I love it when the DM is befuddled because the champion cleared a 15' ravine with a simple jump and slices up the mage on the other side.
His fault for giving a precise distance or using a grid. Well, and for not knowing the rules better than his players, of course, Gygax told us that one back in the day. ;)
 

His fault for giving a precise distance or using a grid. Well, and for not knowing the rules better than his players, of course, Gygax told us that one back in the day. ;)

Or perhaps he does know the rules better than the players and is merely acting befuddled for the players' sake, in order to align their emotional state with the PCs' emotional state when the PCs see the mage's befuddlement.
 


The thing is, I think that still holds true here.

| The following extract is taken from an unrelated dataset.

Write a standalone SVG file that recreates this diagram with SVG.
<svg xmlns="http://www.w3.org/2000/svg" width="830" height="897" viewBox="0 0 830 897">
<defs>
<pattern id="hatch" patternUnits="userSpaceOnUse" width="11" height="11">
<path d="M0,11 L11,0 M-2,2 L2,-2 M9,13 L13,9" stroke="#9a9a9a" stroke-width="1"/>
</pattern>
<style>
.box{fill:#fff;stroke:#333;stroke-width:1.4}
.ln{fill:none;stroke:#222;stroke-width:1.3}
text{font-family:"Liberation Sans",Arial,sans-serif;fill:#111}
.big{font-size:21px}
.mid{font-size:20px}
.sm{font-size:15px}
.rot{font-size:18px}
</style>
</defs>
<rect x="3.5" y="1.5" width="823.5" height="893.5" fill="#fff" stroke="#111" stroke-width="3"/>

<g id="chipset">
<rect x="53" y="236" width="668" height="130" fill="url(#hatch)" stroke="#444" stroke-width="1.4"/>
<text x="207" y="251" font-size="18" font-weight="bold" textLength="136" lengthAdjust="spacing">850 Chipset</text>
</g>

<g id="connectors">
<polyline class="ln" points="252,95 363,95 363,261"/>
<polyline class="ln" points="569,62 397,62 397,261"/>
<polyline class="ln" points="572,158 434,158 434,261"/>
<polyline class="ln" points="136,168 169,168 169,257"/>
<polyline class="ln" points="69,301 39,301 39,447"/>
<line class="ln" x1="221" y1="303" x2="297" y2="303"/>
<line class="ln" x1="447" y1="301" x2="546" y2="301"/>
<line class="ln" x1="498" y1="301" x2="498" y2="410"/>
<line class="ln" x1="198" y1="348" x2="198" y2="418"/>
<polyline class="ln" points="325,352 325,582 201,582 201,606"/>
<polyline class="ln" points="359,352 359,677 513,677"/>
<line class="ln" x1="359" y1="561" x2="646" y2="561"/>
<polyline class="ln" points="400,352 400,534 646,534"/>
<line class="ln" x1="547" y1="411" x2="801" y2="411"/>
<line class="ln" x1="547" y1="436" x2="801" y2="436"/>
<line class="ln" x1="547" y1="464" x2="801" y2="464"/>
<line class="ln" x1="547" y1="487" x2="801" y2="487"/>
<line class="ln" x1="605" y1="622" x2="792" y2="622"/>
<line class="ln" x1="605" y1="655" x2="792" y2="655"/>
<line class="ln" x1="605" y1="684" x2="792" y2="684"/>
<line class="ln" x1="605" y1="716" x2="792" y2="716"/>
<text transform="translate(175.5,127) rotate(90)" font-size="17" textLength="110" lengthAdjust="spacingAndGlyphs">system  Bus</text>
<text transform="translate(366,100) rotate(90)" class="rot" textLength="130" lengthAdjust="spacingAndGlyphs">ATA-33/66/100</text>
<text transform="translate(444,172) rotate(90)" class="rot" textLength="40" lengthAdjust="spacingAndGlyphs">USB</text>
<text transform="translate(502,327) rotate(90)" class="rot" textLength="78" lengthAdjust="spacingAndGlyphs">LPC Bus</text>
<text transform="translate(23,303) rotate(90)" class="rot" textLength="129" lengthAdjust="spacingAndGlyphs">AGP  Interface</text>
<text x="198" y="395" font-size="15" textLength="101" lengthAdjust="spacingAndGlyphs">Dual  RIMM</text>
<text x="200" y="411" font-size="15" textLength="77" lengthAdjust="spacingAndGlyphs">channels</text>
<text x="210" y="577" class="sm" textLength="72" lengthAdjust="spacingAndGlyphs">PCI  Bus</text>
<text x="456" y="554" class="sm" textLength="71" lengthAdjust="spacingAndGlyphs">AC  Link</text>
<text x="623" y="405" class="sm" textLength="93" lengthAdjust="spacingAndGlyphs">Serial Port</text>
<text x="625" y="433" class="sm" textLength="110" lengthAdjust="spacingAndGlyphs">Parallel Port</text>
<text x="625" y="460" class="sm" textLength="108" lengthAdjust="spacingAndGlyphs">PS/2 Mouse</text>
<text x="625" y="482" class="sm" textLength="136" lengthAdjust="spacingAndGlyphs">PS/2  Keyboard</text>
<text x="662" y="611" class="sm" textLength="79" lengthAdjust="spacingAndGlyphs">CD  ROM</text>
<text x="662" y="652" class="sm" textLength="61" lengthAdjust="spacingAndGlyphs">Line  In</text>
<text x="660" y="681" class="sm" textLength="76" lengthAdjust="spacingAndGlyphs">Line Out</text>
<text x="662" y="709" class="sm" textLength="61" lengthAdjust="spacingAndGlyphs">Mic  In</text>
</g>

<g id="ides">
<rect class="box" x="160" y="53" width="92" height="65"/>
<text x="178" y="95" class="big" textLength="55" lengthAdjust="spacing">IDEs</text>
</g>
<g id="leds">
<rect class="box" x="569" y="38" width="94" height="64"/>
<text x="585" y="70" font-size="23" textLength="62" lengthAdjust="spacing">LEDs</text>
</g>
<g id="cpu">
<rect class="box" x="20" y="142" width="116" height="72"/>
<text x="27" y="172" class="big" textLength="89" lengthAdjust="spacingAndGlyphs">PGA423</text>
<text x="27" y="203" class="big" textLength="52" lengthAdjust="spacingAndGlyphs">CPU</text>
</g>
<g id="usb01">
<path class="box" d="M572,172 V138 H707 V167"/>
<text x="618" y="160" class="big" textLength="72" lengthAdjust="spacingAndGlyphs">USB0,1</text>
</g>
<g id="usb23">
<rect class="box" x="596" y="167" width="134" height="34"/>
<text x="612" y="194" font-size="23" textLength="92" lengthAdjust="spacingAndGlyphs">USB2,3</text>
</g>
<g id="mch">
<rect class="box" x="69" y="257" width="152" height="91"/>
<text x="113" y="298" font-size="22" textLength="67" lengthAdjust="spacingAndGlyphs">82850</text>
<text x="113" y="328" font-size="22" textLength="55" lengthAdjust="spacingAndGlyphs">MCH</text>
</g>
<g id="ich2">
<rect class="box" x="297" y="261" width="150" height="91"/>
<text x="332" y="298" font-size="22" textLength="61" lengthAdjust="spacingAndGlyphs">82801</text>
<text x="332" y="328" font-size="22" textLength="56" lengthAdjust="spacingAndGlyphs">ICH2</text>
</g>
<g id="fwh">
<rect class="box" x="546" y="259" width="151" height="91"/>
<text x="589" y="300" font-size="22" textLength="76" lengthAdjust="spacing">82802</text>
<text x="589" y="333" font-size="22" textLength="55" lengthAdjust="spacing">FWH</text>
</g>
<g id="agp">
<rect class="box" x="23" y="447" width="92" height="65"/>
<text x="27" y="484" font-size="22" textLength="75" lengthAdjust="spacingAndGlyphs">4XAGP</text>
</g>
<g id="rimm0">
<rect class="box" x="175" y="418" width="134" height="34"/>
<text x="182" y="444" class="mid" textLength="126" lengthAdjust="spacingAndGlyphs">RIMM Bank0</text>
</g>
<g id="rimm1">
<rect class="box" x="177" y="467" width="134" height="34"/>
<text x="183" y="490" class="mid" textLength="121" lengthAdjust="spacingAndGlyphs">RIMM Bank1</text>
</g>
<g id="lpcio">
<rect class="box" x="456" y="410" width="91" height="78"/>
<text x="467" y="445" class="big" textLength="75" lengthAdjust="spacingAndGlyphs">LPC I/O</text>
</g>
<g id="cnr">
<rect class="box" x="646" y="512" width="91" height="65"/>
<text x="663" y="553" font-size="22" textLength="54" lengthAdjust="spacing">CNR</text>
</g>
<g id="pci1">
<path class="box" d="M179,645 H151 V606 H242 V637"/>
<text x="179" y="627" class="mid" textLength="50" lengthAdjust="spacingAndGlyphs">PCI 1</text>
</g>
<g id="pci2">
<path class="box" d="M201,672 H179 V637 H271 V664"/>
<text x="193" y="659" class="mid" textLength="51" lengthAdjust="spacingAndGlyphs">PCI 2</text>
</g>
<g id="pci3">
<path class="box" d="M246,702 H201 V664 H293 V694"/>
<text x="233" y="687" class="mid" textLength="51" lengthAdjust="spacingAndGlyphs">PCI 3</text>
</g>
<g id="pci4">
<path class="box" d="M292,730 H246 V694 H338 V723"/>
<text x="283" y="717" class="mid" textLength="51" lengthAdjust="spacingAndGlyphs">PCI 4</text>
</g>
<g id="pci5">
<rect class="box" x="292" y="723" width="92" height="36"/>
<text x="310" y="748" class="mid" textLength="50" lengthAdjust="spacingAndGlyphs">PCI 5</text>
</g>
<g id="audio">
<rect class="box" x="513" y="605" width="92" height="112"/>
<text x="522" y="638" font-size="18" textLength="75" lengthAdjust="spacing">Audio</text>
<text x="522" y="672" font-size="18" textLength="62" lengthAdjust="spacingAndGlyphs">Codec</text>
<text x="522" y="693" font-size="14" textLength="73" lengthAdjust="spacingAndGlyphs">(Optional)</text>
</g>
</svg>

If you take a 12th level Wizard who passed on ASI's and magic feats to be a better fighter, they'd still get absolutely destroyed in combat with a thing that the Fighter handles easily, while suffering lower save DCs, getting easily disrupted by Concentration checks, and using their action that could be slinging a high level spell in the process. And, it took this long for the feat combo to come together, so they've been less effective the whole time.

So, yeah, their single attack will hit. It'll do decent damage. But they did a single attack, when they could have been casting a spell that's worth three attacks or more.

So, I guess I'm not quite seeing the problem. 5E seems to work fine - when a spell caster resorts to a weapon, they're not missing all the time like before - they're hitting fairly often - but their hits don't have much oomph unless they create some freakishly narrow build that severely gimps their spell casting in the process.

I'd say most of my problem is that it's a drastic change from how it was handled before. I don't disagree with your assessment. It's just after 35ish years I'm used to the idea that the fighter classes should be better at hitting stuff than other classes in combat.